--- Start of Data provided ---

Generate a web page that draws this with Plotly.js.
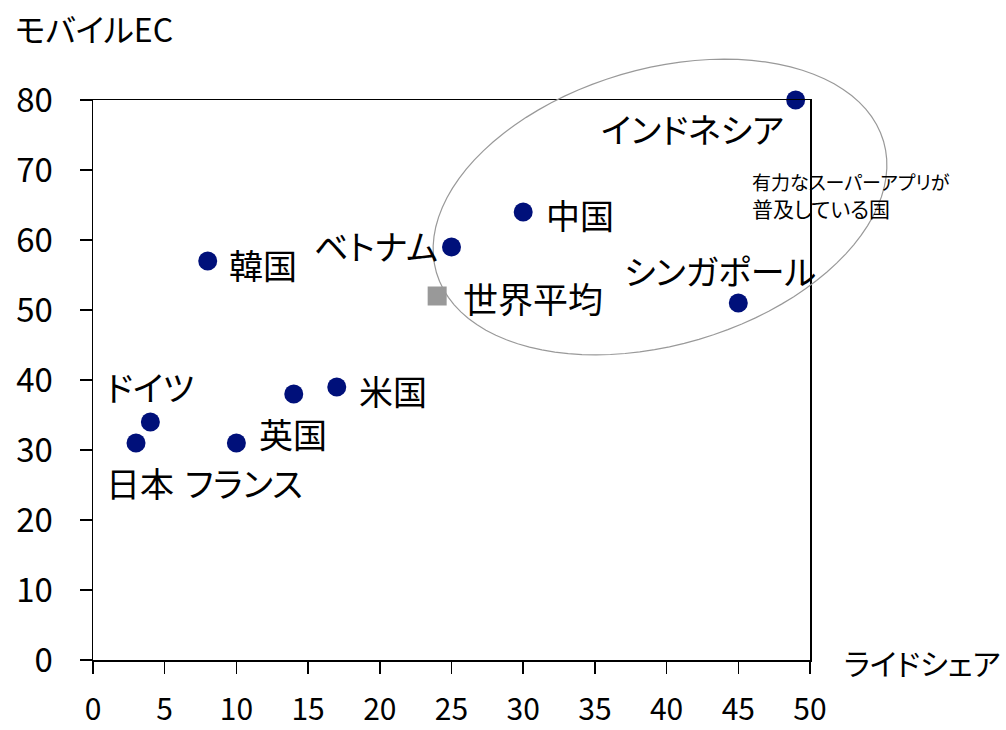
<!DOCTYPE html>
<html><head><meta charset="utf-8">
<script src="https://cdn.plot.ly/plotly-3.0.1.min.js"></script>
<style>html,body{margin:0;padding:0;background:#fff;}#chart{width:1006px;height:730px;}
svg text{font-feature-settings:"palt" 1;}</style>
</head><body><div id="chart"></div>
<script>
const countries = ['インドネシア','中国','ベトナム','シンガポール','韓国','米国','英国','フランス','ドイツ','日本'];
const rideShare = [49, 30, 25, 45, 8, 17, 14, 10, 4, 3];
const mobileEC  = [80, 64, 59, 51, 57, 39, 38, 31, 34, 31];
const avgLabel = ['世界平均'];
const avgRide = [24];
const avgEC = [52];
const xTicks = [0,5,10,15,20,25,30,35,40,45,50];
const yTicks = [0,10,20,30,40,50,60,70,80];

// label offsets (pixels) relative to each point
const labelShift = {
  'インドネシア':[-103,-28], '中国':[57,-2], 'ベトナム':[-76,2], 'シンガポール':[-18,33],
  '韓国':[55,-3], '米国':[56,-3], '英国':[-1,-39], 'フランス':[8,-39], 'ドイツ':[0,36], '日本':[4,-39],
  '世界平均':[96,-1]
};

const FONT = '"Noto Sans CJK JP", "Noto Sans", sans-serif';
const L = 93, R = 810, T = 100, B = 660;
const W = 1006, H = 730;

const annotations = [];
countries.forEach((c,i)=>{
  annotations.push({x: rideShare[i], y: mobileEC[i], xref:'x', yref:'y', text:c, showarrow:false,
    xanchor:'center', yanchor:'middle', xshift: labelShift[c][0], yshift: labelShift[c][1],
    font:{family:FONT, size:34, color:'#000'}});
});
annotations.push({x: avgRide[0], y: avgEC[0], xref:'x', yref:'y', text:avgLabel[0], showarrow:false,
  xanchor:'center', yanchor:'middle', xshift: labelShift['世界平均'][0], yshift: labelShift['世界平均'][1],
  font:{family:FONT, size:35, color:'#000'}});

function px2paperX(p){return (p-L)/(R-L);}
function px2paperY(p){return (B-p)/(B-T);}

annotations.push({xref:'paper', yref:'paper', x:px2paperX(13), y:px2paperY(28), xanchor:'left', yanchor:'middle',
  text:'モバイルEC', showarrow:false, font:{family:FONT, size:32, color:'#000'}});
annotations.push({xref:'paper', yref:'paper', x:px2paperX(1002), y:px2paperY(662), xanchor:'right', yanchor:'middle',
  text:'ライドシェア', showarrow:false, font:{family:FONT, size:30, color:'#000'}});
annotations.push({xref:'paper', yref:'paper', x:px2paperX(750), y:px2paperY(196), xanchor:'left', yanchor:'middle',
  align:'left', text:'<span style="font-size:19px">有力なスーパーアプリが</span><br>普及している国', showarrow:false,
  font:{family:FONT, size:21, color:'#000'}});

// ellipse outline
const cx=660, cy=207, a=233, b=138, th=16.4*Math.PI/180;
let path='';
for(let k=0;k<=96;k++){
  const t=2*Math.PI*k/96;
  const u=a*Math.cos(t), v=b*Math.sin(t);
  const x=cx+u*Math.cos(th)+v*Math.sin(th);
  const y=cy-u*Math.sin(th)+v*Math.cos(th);
  path += (k===0?'M ':' L ')+px2paperX(x).toFixed(5)+' '+px2paperY(y).toFixed(5);
}
path+=' Z';

const data = [
  {type:'scatter', mode:'markers', x:rideShare, y:mobileEC, text:countries,
   marker:{color:'#00107a', size:19, line:{width:0}}, cliponaxis:false, hoverinfo:'text'},
  {type:'scatter', mode:'markers', x:avgRide, y:avgEC, text:avgLabel,
   marker:{color:'#999999', size:19, symbol:'square', line:{width:0}}, cliponaxis:false, hoverinfo:'text'}
];

const layout = {
  width:W, height:H, showlegend:false,
  paper_bgcolor:'#fff', plot_bgcolor:'#fff',
  margin:{l:L, r:W-R, t:T, b:H-B, pad:0},
  font:{family:FONT, color:'#000'},
  xaxis:{range:[0,50], tickvals:xTicks, ticktext:xTicks.map(String), ticks:'outside', ticklen:12, tickwidth:1.5,
    tickcolor:'#000', showline:true, linecolor:'#000', linewidth:1.5, mirror:true, showgrid:false, zeroline:false,
    tickfont:{family:FONT, size:30, color:'#000'}, ticklabelstandoff:10, fixedrange:true, automargin:false},
  yaxis:{range:[0,80], tickvals:yTicks, ticktext:yTicks.map(String), ticks:'outside', ticklen:12, tickwidth:1.5,
    tickcolor:'#000', showline:true, linecolor:'#000', linewidth:1.5, mirror:true, showgrid:false, zeroline:false,
    tickfont:{family:FONT, size:33, color:'#000'}, ticklabelstandoff:20, fixedrange:true, automargin:false},
  annotations: annotations,
  shapes:[{type:'path', xref:'paper', yref:'paper', path:path, line:{color:'#999999', width:1.2}, fillcolor:'rgba(0,0,0,0)', layer:'above'}]
};

Plotly.newPlot('chart', data, layout, {displayModeBar:false, staticPlot:true});
</script></body></html>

--- End of Data provided ---

### Problem to solve
Transcribe the material exactly, and leave out whatever pictures it holds.

### Correct answer
Generate a web page that draws this with Plotly.js.
<!DOCTYPE html>
<html><head><meta charset="utf-8">
<script src="https://cdn.plot.ly/plotly-3.0.1.min.js"></script>
<style>html,body{margin:0;padding:0;background:#fff;}#chart{width:1006px;height:730px;}
svg text{font-feature-settings:"palt" 1;}</style>
</head><body><div id="chart"></div>
<script>
const countries = ['インドネシア','中国','ベトナム','シンガポール','韓国','米国','英国','フランス','ドイツ','日本'];
const rideShare = [49, 30, 25, 45, 8, 17, 14, 10, 4, 3];
const mobileEC  = [80, 64, 59, 51, 57, 39, 38, 31, 34, 31];
const avgLabel = ['世界平均'];
const avgRide = [24];
const avgEC = [52];
const xTicks = [0,5,10,15,20,25,30,35,40,45,50];
const yTicks = [0,10,20,30,40,50,60,70,80];

// label offsets (pixels) relative to each point
const labelShift = {
  'インドネシア':[-103,-28], '中国':[57,-2], 'ベトナム':[-76,2], 'シンガポール':[-18,33],
  '韓国':[55,-3], '米国':[56,-3], '英国':[-1,-39], 'フランス':[8,-39], 'ドイツ':[0,36], '日本':[4,-39],
  '世界平均':[96,-1]
};

const FONT = '"Noto Sans CJK JP", "Noto Sans", sans-serif';
const L = 93, R = 810, T = 100, B = 660;
const W = 1006, H = 730;

const annotations = [];
countries.forEach((c,i)=>{
  annotations.push({x: rideShare[i], y: mobileEC[i], xref:'x', yref:'y', text:c, showarrow:false,
    xanchor:'center', yanchor:'middle', xshift: labelShift[c][0], yshift: labelShift[c][1],
    font:{family:FONT, size:34, color:'#000'}});
});
annotations.push({x: avgRide[0], y: avgEC[0], xref:'x', yref:'y', text:avgLabel[0], showarrow:false,
  xanchor:'center', yanchor:'middle', xshift: labelShift['世界平均'][0], yshift: labelShift['世界平均'][1],
  font:{family:FONT, size:35, color:'#000'}});

function px2paperX(p){return (p-L)/(R-L);}
function px2paperY(p){return (B-p)/(B-T);}

annotations.push({xref:'paper', yref:'paper', x:px2paperX(13), y:px2paperY(28), xanchor:'left', yanchor:'middle',
  text:'モバイルEC', showarrow:false, font:{family:FONT, size:32, color:'#000'}});
annotations.push({xref:'paper', yref:'paper', x:px2paperX(1002), y:px2paperY(662), xanchor:'right', yanchor:'middle',
  text:'ライドシェア', showarrow:false, font:{family:FONT, size:30, color:'#000'}});
annotations.push({xref:'paper', yref:'paper', x:px2paperX(750), y:px2paperY(196), xanchor:'left', yanchor:'middle',
  align:'left', text:'<span style="font-size:19px">有力なスーパーアプリが</span><br>普及している国', showarrow:false,
  font:{family:FONT, size:21, color:'#000'}});

// ellipse outline
const cx=660, cy=207, a=233, b=138, th=16.4*Math.PI/180;
let path='';
for(let k=0;k<=96;k++){
  const t=2*Math.PI*k/96;
  const u=a*Math.cos(t), v=b*Math.sin(t);
  const x=cx+u*Math.cos(th)+v*Math.sin(th);
  const y=cy-u*Math.sin(th)+v*Math.cos(th);
  path += (k===0?'M ':' L ')+px2paperX(x).toFixed(5)+' '+px2paperY(y).toFixed(5);
}
path+=' Z';

const data = [
  {type:'scatter', mode:'markers', x:rideShare, y:mobileEC, text:countries,
   marker:{color:'#00107a', size:19, line:{width:0}}, cliponaxis:false, hoverinfo:'text'},
  {type:'scatter', mode:'markers', x:avgRide, y:avgEC, text:avgLabel,
   marker:{color:'#999999', size:19, symbol:'square', line:{width:0}}, cliponaxis:false, hoverinfo:'text'}
];

const layout = {
  width:W, height:H, showlegend:false,
  paper_bgcolor:'#fff', plot_bgcolor:'#fff',
  margin:{l:L, r:W-R, t:T, b:H-B, pad:0},
  font:{family:FONT, color:'#000'},
  xaxis:{range:[0,50], tickvals:xTicks, ticktext:xTicks.map(String), ticks:'outside', ticklen:12, tickwidth:1.5,
    tickcolor:'#000', showline:true, linecolor:'#000', linewidth:1.5, mirror:true, showgrid:false, zeroline:false,
    tickfont:{family:FONT, size:30, color:'#000'}, ticklabelstandoff:10, fixedrange:true, automargin:false},
  yaxis:{range:[0,80], tickvals:yTicks, ticktext:yTicks.map(String), ticks:'outside', ticklen:12, tickwidth:1.5,
    tickcolor:'#000', showline:true, linecolor:'#000', linewidth:1.5, mirror:true, showgrid:false, zeroline:false,
    tickfont:{family:FONT, size:33, color:'#000'}, ticklabelstandoff:20, fixedrange:true, automargin:false},
  annotations: annotations,
  shapes:[{type:'path', xref:'paper', yref:'paper', path:path, line:{color:'#999999', width:1.2}, fillcolor:'rgba(0,0,0,0)', layer:'above'}]
};

Plotly.newPlot('chart', data, layout, {displayModeBar:false, staticPlot:true});
</script></body></html>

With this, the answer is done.